# What this task involves
In the records below, find the line that contains "Write the TikZ code for this diagram." and the line that contains "(0,0) rectangle (336,626);". Set down exactly those lines and every line between them, and nothing more.

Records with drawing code
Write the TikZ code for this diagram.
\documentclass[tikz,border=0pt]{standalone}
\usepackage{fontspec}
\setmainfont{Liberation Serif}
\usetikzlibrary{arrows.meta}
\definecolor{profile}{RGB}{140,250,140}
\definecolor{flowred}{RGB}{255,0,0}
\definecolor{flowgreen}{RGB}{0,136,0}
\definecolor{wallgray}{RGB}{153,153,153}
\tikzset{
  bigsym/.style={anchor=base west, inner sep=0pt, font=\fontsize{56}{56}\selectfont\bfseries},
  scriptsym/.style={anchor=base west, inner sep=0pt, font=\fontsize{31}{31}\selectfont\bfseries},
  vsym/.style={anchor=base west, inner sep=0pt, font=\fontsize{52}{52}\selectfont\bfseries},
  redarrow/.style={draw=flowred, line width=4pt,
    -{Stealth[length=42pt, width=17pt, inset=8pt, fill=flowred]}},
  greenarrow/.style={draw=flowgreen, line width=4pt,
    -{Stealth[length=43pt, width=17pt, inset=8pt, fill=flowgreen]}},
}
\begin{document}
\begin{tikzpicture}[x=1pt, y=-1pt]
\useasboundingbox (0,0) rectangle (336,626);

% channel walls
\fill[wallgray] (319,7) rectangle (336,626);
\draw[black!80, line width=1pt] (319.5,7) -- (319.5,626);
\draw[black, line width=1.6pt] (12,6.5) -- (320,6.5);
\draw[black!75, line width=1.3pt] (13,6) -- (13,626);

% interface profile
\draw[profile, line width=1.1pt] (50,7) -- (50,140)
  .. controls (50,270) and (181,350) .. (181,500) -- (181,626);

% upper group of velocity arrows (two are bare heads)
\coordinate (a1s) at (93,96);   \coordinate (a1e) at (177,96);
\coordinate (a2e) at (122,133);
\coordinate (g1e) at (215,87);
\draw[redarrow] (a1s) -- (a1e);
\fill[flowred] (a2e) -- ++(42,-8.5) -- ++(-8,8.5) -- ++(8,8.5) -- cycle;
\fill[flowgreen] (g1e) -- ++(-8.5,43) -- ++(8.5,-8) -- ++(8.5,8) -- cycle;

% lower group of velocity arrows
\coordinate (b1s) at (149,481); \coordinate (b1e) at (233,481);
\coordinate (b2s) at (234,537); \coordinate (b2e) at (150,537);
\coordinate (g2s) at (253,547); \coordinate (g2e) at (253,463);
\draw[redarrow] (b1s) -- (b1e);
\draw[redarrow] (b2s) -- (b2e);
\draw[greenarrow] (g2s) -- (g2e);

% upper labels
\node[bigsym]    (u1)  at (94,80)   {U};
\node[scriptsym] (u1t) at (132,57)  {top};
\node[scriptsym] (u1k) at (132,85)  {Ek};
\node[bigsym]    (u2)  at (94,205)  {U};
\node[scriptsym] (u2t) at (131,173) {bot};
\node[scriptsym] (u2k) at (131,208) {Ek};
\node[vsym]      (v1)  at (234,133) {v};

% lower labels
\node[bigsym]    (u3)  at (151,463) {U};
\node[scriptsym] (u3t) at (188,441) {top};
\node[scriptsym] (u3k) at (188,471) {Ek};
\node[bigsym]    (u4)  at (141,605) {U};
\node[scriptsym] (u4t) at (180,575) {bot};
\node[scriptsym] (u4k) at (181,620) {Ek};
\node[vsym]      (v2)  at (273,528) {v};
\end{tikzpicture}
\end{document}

* * *

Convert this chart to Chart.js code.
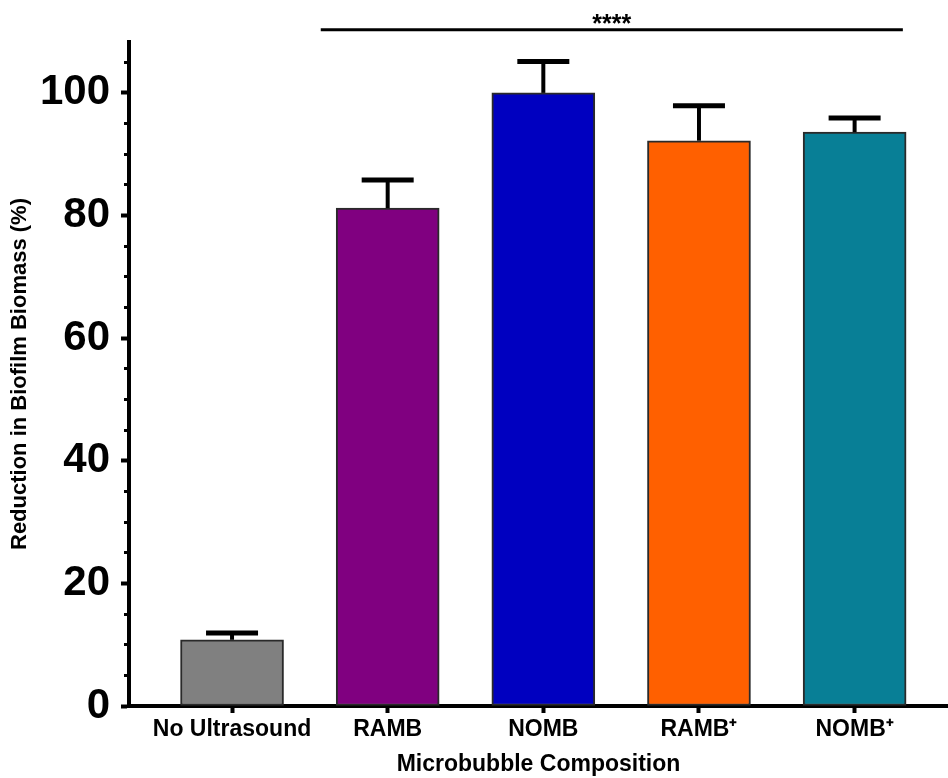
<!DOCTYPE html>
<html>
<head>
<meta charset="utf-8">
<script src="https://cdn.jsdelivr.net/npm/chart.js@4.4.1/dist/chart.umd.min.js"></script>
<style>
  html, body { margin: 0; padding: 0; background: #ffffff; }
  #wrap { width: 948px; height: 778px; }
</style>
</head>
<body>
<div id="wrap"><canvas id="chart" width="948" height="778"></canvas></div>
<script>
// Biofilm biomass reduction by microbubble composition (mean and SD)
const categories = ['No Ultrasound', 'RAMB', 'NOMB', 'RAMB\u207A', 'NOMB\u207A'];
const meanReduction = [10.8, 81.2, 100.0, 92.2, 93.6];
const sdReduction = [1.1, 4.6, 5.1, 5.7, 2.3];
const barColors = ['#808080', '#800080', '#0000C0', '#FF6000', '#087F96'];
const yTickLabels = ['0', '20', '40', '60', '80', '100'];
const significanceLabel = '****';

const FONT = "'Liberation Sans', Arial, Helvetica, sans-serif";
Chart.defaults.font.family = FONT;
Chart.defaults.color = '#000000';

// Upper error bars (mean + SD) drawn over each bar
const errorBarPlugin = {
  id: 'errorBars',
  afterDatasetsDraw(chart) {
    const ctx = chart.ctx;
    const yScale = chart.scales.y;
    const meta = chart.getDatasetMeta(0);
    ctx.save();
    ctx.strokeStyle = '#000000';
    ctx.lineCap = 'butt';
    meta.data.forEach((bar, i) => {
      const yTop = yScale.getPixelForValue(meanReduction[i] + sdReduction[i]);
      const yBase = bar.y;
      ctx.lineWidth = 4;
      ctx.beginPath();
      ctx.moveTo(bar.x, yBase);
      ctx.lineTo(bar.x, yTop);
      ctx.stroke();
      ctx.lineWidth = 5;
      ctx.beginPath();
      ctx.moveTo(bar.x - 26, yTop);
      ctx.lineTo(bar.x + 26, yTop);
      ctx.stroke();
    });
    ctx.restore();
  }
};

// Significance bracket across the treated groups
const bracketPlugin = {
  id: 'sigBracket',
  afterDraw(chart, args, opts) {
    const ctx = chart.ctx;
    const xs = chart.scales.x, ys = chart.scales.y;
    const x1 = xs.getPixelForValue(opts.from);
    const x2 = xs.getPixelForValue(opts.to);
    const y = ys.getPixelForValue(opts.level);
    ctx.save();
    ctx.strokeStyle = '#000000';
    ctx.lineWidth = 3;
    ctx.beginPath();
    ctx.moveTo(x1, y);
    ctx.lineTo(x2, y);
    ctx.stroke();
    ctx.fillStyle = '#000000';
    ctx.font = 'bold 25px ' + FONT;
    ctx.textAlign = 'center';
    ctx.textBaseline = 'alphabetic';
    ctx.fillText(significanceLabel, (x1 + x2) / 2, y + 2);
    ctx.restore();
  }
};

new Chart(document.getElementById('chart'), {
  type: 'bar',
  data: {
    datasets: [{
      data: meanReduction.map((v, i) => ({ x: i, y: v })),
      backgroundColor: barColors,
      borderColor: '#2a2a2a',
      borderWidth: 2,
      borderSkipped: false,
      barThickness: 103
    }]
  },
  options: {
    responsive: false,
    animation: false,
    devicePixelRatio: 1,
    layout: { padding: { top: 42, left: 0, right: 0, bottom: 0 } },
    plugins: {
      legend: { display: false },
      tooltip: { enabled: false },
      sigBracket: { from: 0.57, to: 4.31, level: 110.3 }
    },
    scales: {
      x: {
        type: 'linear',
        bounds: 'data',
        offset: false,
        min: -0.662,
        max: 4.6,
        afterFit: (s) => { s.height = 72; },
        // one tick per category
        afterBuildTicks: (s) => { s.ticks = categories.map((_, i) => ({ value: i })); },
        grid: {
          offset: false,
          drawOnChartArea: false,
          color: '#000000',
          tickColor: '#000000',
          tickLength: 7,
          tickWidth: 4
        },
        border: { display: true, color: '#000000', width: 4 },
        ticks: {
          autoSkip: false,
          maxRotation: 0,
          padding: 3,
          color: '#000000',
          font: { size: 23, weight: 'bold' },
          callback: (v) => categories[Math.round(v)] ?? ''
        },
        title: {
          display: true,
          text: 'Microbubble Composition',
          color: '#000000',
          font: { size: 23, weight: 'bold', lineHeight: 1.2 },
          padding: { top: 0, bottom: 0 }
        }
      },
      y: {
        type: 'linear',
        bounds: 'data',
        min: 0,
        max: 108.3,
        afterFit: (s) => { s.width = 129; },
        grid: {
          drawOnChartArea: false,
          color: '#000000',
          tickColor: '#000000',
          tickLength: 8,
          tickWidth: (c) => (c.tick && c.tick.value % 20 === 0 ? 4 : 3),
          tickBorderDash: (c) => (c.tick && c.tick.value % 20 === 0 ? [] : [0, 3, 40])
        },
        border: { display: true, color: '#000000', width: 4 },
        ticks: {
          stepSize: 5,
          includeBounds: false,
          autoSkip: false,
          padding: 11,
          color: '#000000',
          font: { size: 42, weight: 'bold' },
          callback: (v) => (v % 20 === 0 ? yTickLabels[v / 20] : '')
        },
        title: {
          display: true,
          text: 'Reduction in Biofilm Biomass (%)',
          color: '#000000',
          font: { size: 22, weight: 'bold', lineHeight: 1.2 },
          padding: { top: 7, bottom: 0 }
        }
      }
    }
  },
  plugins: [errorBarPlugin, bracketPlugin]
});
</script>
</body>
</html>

# Output of the exercise
Write the TikZ code for this diagram.
\documentclass[tikz,border=0pt]{standalone}
\usepackage{fontspec}
\setmainfont{Liberation Serif}
\usetikzlibrary{arrows.meta}
\definecolor{profile}{RGB}{140,250,140}
\definecolor{flowred}{RGB}{255,0,0}
\definecolor{flowgreen}{RGB}{0,136,0}
\definecolor{wallgray}{RGB}{153,153,153}
\tikzset{
  bigsym/.style={anchor=base west, inner sep=0pt, font=\fontsize{56}{56}\selectfont\bfseries},
  scriptsym/.style={anchor=base west, inner sep=0pt, font=\fontsize{31}{31}\selectfont\bfseries},
  vsym/.style={anchor=base west, inner sep=0pt, font=\fontsize{52}{52}\selectfont\bfseries},
  redarrow/.style={draw=flowred, line width=4pt,
    -{Stealth[length=42pt, width=17pt, inset=8pt, fill=flowred]}},
  greenarrow/.style={draw=flowgreen, line width=4pt,
    -{Stealth[length=43pt, width=17pt, inset=8pt, fill=flowgreen]}},
}
\begin{document}
\begin{tikzpicture}[x=1pt, y=-1pt]
\useasboundingbox (0,0) rectangle (336,626);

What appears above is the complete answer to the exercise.